■ REQUIREMENTS
Only the lines from the start of the data below through the line that contains "(8,0) rectangle (633,543);" are to be copied, exactly and without pictures.

■ DATASET SECTION
** start **

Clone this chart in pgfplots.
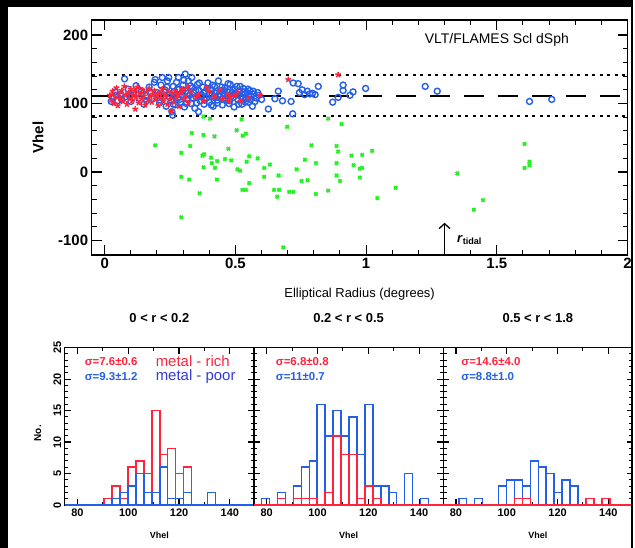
\documentclass[border=0pt]{standalone}
\usepackage{fontspec}
\setmainfont{Liberation Sans}
\usepackage{pgfplots}
\pgfplotsset{compat=1.18}
\usetikzlibrary{arrows.meta}
\definecolor{myred}{RGB}{255,35,60}
\definecolor{myblue}{RGB}{35,95,235}
\definecolor{mypoor}{RGB}{50,60,215}
\definecolor{mygreen}{RGB}{40,240,40}
\tikzset{sig/.style={anchor=west, inner sep=0pt, font=\fontsize{11.5}{13}\selectfont\bfseries}}
\pgfplotsset{
 hist/.style={
  anchor=south west, scale only axis, width=190pt, height=158pt,
  xmin=75, xmax=149.5, ymin=0, ymax=25,
  xtick={80,100,120,140}, minor x tick num=1,
  ytick={0,5,10,15,20,25}, minor y tick num=4,
  tick align=inside, major tick length=6pt, minor tick length=3.5pt,
  axis line style={line width=1.3pt},
  major tick style={line width=1.2pt, black}, minor tick style={line width=1pt, black},
  ticklabel style={font=\fontsize{11}{13}\selectfont\bfseries},
  /pgf/number format/assume math mode=true,
  xlabel={Vhel},
  xlabel style={font=\fontsize{9}{11}\selectfont\bfseries, at={(axis description cs:0.5,-0.19)}, anchor=center},
  title style={font=\fontsize{13}{15}\selectfont\bfseries, at={(axis description cs:0.5,1.152)}, anchor=center},
  clip=false,
 },
}
\begin{document}
\begin{tikzpicture}[x=1pt,y=1pt]
\fill[black] (0,0) rectangle (635,550);
\fill[white] (8,0) rectangle (633,543);

\begin{axis}[
 at={(92pt,294pt)}, anchor=south west, scale only axis, width=538pt, height=236pt,
 xmin=-0.05, xmax=2, ymin=-121, ymax=222,
 xtick={0,0.5,1,1.5,2}, minor x tick num=4,
 ytick={-100,0,100,200}, minor y tick num=4,
 tick align=inside, major tick length=10pt, minor tick length=5pt,
 major tick style={line width=1.2pt, black}, minor tick style={line width=1pt, black},
 axis line style={line width=1.3pt},
 ticklabel style={font=\fontsize{15}{17}\selectfont\bfseries},
 /pgf/number format/assume math mode=true,
 xlabel={Elliptical Radius (degrees)},
 xlabel style={font=\fontsize{13}{15}\selectfont, at={(axis description cs:0.5,-0.165)}, anchor=center},
 ylabel={Vhel},
 ylabel style={font=\fontsize{15}{17}\selectfont\bfseries, at={(axis description cs:-0.10,0.5)}, anchor=center},
]
\addplot[only marks, mark=x, mark size=2.3pt, mygreen, line width=1.9pt] table {
0.193 39
0.293 28
0.327 38
0.333 57
0.378 54
0.420 52
0.374 24
0.380 26
0.378 7
0.407 21
0.410 13
0.422 6
0.430 16
0.460 19
0.473 34
0.484 17
0.505 61
0.528 53
0.540 56
0.508 4
0.518 2
0.543 15
0.553 23
0.585 20
0.610 6
0.632 11
0.698 66
0.293 -7
0.323 -11
0.429 -11
0.363 -31
0.293 -66
0.527 -26
0.540 -26
0.553 -16
0.610 -7
0.648 -26
0.667 -26
0.660 -36
0.665 -5
0.706 -29
0.722 -29
0.734 4
0.753 -13
0.766 18
0.776 -12
0.791 39
0.808 13
0.808 -32
0.855 -27
0.887 38
0.893 30
0.887 13
0.887 -5
0.900 -13
0.855 78
0.906 70
0.944 24
0.952 10
0.976 5
0.985 6
0.976 -8
0.985 25
1.023 31
1.043 -38
1.113 -23
1.349 -2
1.412 -55
1.447 -41
1.606 41
1.606 6
1.625 15
1.625 10
0.683 -110
0.378 81
0.403 78
0.524 77
};
\addplot[only marks, mark=o, mark size=3pt, myblue, line width=1.4pt] table {
0.030 108
0.040 117
0.050 104
0.060 113
0.076 136
0.080 110
0.090 121
0.100 103
0.110 115
0.120 126
0.130 108
0.140 118
0.150 99
0.160 112
0.170 124
0.180 107
0.190 131
0.193 135
0.200 116
0.210 101
0.215 127
0.220 138
0.225 110
0.230 120
0.235 96
0.240 133
0.245 138
0.250 114
0.255 104
0.257 88
0.260 83
0.262 125
0.265 117
0.270 98
0.275 131
0.280 108
0.282 138
0.285 121
0.290 102
0.295 113
0.300 127
0.305 95
0.308 143
0.310 118
0.315 107
0.320 133
0.325 112
0.330 100
0.333 138
0.335 123
0.340 116
0.345 93
0.350 109
0.355 128
0.359 88
0.360 119
0.365 104
0.370 113
0.375 124
0.380 99
0.385 117
0.390 108
0.395 130
0.400 102
0.405 121
0.410 112
0.415 96
0.420 125
0.425 115
0.430 105
0.435 133
0.440 110
0.445 119
0.450 98
0.455 114
0.460 123
0.465 106
0.470 117
0.475 100
0.480 128
0.485 111
0.490 120
0.495 95
0.500 114
0.505 125
0.510 105
0.515 118
0.520 110
0.525 99
0.530 122
0.535 113
0.540 107
0.545 116
0.550 102
0.555 119
0.560 111
0.565 96
0.570 114
0.580 108
0.590 112
0.600 106
0.205 112
0.212 105
0.228 117
0.238 124
0.248 109
0.262 99
0.268 112
0.278 121
0.288 106
0.298 118
0.302 134
0.312 100
0.318 115
0.328 126
0.338 108
0.348 119
0.352 101
0.362 130
0.368 110
0.378 116
0.382 105
0.392 122
0.398 113
0.408 98
0.412 127
0.418 109
0.428 118
0.432 101
0.438 114
0.448 124
0.452 107
0.458 119
0.468 112
0.472 129
0.478 104
0.488 116
0.492 109
0.498 121
0.508 113
0.512 99
0.518 125
0.528 108
0.532 117
0.538 102
0.548 121
0.552 110
0.558 106
0.568 118
0.575 103
0.585 116
0.025 103
0.045 112
0.065 106
0.100 112
0.130 120
0.160 104
0.175 115
0.626 92
0.651 107
0.664 118
0.680 104
0.713 103
0.719 85
0.721 130
0.740 129
0.745 116
0.755 120
0.765 113
0.775 118
0.785 114
0.795 115
0.805 113
0.817 125
0.872 102
0.893 109
0.912 127
0.912 119
0.938 112
0.950 117
0.998 122
1.226 125
1.272 118
1.625 103
1.710 106
};
\addplot[only marks, mark=star, mark size=3pt, myred, line width=1.4pt] table {
0.020 112
0.025 105
0.030 118
0.035 100
0.040 110
0.045 123
0.050 97
0.055 114
0.060 107
0.065 119
0.070 103
0.075 125
0.080 112
0.085 99
0.090 116
0.095 108
0.100 121
0.105 104
0.110 113
0.115 118
0.117 92
0.120 109
0.125 124
0.130 101
0.135 115
0.140 107
0.145 120
0.150 111
0.155 98
0.160 117
0.165 105
0.170 122
0.175 110
0.180 102
0.185 114
0.190 119
0.195 106
0.200 112
0.205 97
0.210 116
0.215 108
0.220 121
0.225 103
0.230 113
0.235 110
0.240 99
0.245 117
0.250 106
0.255 89
0.260 114
0.265 102
0.270 119
0.275 109
0.280 112
0.285 96
0.290 115
0.300 121
0.305 107
0.310 111
0.318 125
0.320 101
0.330 117
0.350 109
0.360 113
0.380 104
0.390 123
0.400 118
0.420 110
0.440 120
0.450 106
0.470 114
0.475 103
0.480 109
0.500 112
0.510 117
0.520 103
0.550 108
0.594 112
0.702 135
0.893 142
};
\addplot[black, line width=1.6pt, dash pattern=on 20pt off 14pt] coordinates {(-0.05,111.4) (2,111.4)};
\addplot[black, line width=1.8pt, dash pattern=on 3pt off 4.5pt] coordinates {(-0.05,141.4) (2,141.4)};
\addplot[black, line width=1.8pt, dash pattern=on 3pt off 4.5pt] coordinates {(-0.05,81.4) (2,81.4)};
\draw[line width=1.3pt, -{Straight Barb[length=5pt,width=11pt]}] (axis cs:1.3,-121) -- (axis cs:1.3,-74);
\node[anchor=west, font=\fontsize{13}{15}\selectfont] at (axis cs:1.335,-99) {\textbf{\textit{r}}\textsubscript{\textbf{tidal}}};
\node[font=\fontsize{14}{16}\selectfont] at (axis cs:1.5,193) {VLT/FLAMES Scl dSph};
\end{axis}

% left histogram panel
\begin{axis}[hist, at={(65pt,43pt)},
 title={0 < r < 0.2},
 yticklabel style={rotate=90, anchor=south},
 ylabel={No.},
 ylabel style={font=\fontsize{10}{12}\selectfont\bfseries, at={(axis description cs:-0.142,0.456)}, anchor=center},
]
\addplot[ybar interval, draw=myred, fill=none, line width=1.5pt] coordinates {
(90.50,1) (93.63,3) (96.76,1) (99.89,6) (103.02,7) (106.15,5) (109.28,15) (112.41,8) (115.54,9) (118.67,5) (121.80,6) (124.93,0)};
\addplot[ybar interval, draw=myblue, fill=none, line width=1.5pt] coordinates {
(93.63,1) (96.76,2) (99.89,3) (103.02,5) (106.15,2) (109.28,2) (112.41,6) (115.54,1) (118.67,1) (121.80,2) (124.93,0) (128.06,0) (131.19,2) (134.32,0)};
\addplot[myblue, line width=1.5pt] coordinates {(75,0) (149.5,0)};
\node[sig, myred] at (axis description cs:0.105,0.911) {σ=7.6±0.6};
\node[sig, myblue] at (axis description cs:0.105,0.814) {σ=9.3±1.2};
\node[anchor=west, inner sep=0pt, myred, font=\fontsize{15}{16}\selectfont] at (axis description cs:0.48,0.913) {metal - rich};
\node[anchor=west, inner sep=0pt, mypoor, font=\fontsize{15}{16}\selectfont] at (axis description cs:0.48,0.818) {metal - poor};
\end{axis}

% middle histogram panel
\begin{axis}[hist, at={(255pt,43pt)},
 title={0.2 < r < 0.5},
 yticklabels={},
]
\addplot[ybar interval, draw=myblue, fill=none, line width=1.5pt] coordinates {
(77.98,1) (81.11,0) (84.24,2) (87.37,0) (90.50,3) (93.63,6) (96.76,7) (99.89,16) (103.02,11) (106.15,15) (109.28,11) (112.41,14) (115.54,8) (118.67,16) (121.80,3) (124.93,3) (128.06,2) (131.19,0) (134.32,5) (137.45,0) (140.58,1) (143.71,0)};
\addplot[ybar interval, draw=myred, fill=none, line width=1.5pt] coordinates {
(84.24,1) (87.37,0) (90.50,1) (93.63,1) (96.76,1) (99.89,0) (103.02,2) (106.15,11) (109.28,8) (112.41,8) (115.54,1) (118.67,3) (121.80,1) (124.93,0)};
\addplot[myred, line width=1.5pt] coordinates {(75,0) (149.5,0)};
\node[sig, myred] at (axis description cs:0.115,0.911) {σ=6.8±0.8};
\node[sig, myblue] at (axis description cs:0.115,0.814) {σ=11±0.7};
\end{axis}

% right histogram panel
\begin{axis}[hist, at={(445pt,43pt)},
 title={0.5 < r < 1.8},
 yticklabels={},
]
\addplot[ybar interval, draw=myblue, fill=none, line width=1.5pt] coordinates {
(81.11,1) (84.24,0) (87.37,1) (90.50,0) (93.63,0) (96.76,3) (99.89,4) (103.02,4) (106.15,3) (109.28,7) (112.41,6) (115.54,5) (118.67,2) (121.80,4) (124.93,3) (128.06,0)};
\addplot[ybar interval, draw=myred, fill=none, line width=1.5pt] coordinates {
(103.02,1) (106.15,1) (109.28,0) (112.41,0) (115.54,0) (118.67,0) (121.80,0) (124.93,0) (128.06,0) (131.19,1) (134.32,0) (137.45,1) (140.58,0)};
\addplot[myred, line width=1.5pt] coordinates {(75,0) (149.5,0)};
\node[sig, myred] at (axis description cs:0.095,0.911) {σ=14.6±4.0};
\node[sig, myblue] at (axis description cs:0.095,0.814) {σ=8.8±1.0};
\end{axis}

\fill[black] (0,543) rectangle (635,550);
\fill[black] (0,0) rectangle (8,550);
\fill[black] (633,0) rectangle (635,550);
\end{tikzpicture}
\end{document}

** end **

■ OUTPUT FOR THIS EXERCISE
Clone this chart in pgfplots.
\documentclass[border=0pt]{standalone}
\usepackage{fontspec}
\setmainfont{Liberation Sans}
\usepackage{pgfplots}
\pgfplotsset{compat=1.18}
\usetikzlibrary{arrows.meta}
\definecolor{myred}{RGB}{255,35,60}
\definecolor{myblue}{RGB}{35,95,235}
\definecolor{mypoor}{RGB}{50,60,215}
\definecolor{mygreen}{RGB}{40,240,40}
\tikzset{sig/.style={anchor=west, inner sep=0pt, font=\fontsize{11.5}{13}\selectfont\bfseries}}
\pgfplotsset{
 hist/.style={
  anchor=south west, scale only axis, width=190pt, height=158pt,
  xmin=75, xmax=149.5, ymin=0, ymax=25,
  xtick={80,100,120,140}, minor x tick num=1,
  ytick={0,5,10,15,20,25}, minor y tick num=4,
  tick align=inside, major tick length=6pt, minor tick length=3.5pt,
  axis line style={line width=1.3pt},
  major tick style={line width=1.2pt, black}, minor tick style={line width=1pt, black},
  ticklabel style={font=\fontsize{11}{13}\selectfont\bfseries},
  /pgf/number format/assume math mode=true,
  xlabel={Vhel},
  xlabel style={font=\fontsize{9}{11}\selectfont\bfseries, at={(axis description cs:0.5,-0.19)}, anchor=center},
  title style={font=\fontsize{13}{15}\selectfont\bfseries, at={(axis description cs:0.5,1.152)}, anchor=center},
  clip=false,
 },
}
\begin{document}
\begin{tikzpicture}[x=1pt,y=1pt]
\fill[black] (0,0) rectangle (635,550);
\fill[white] (8,0) rectangle (633,543);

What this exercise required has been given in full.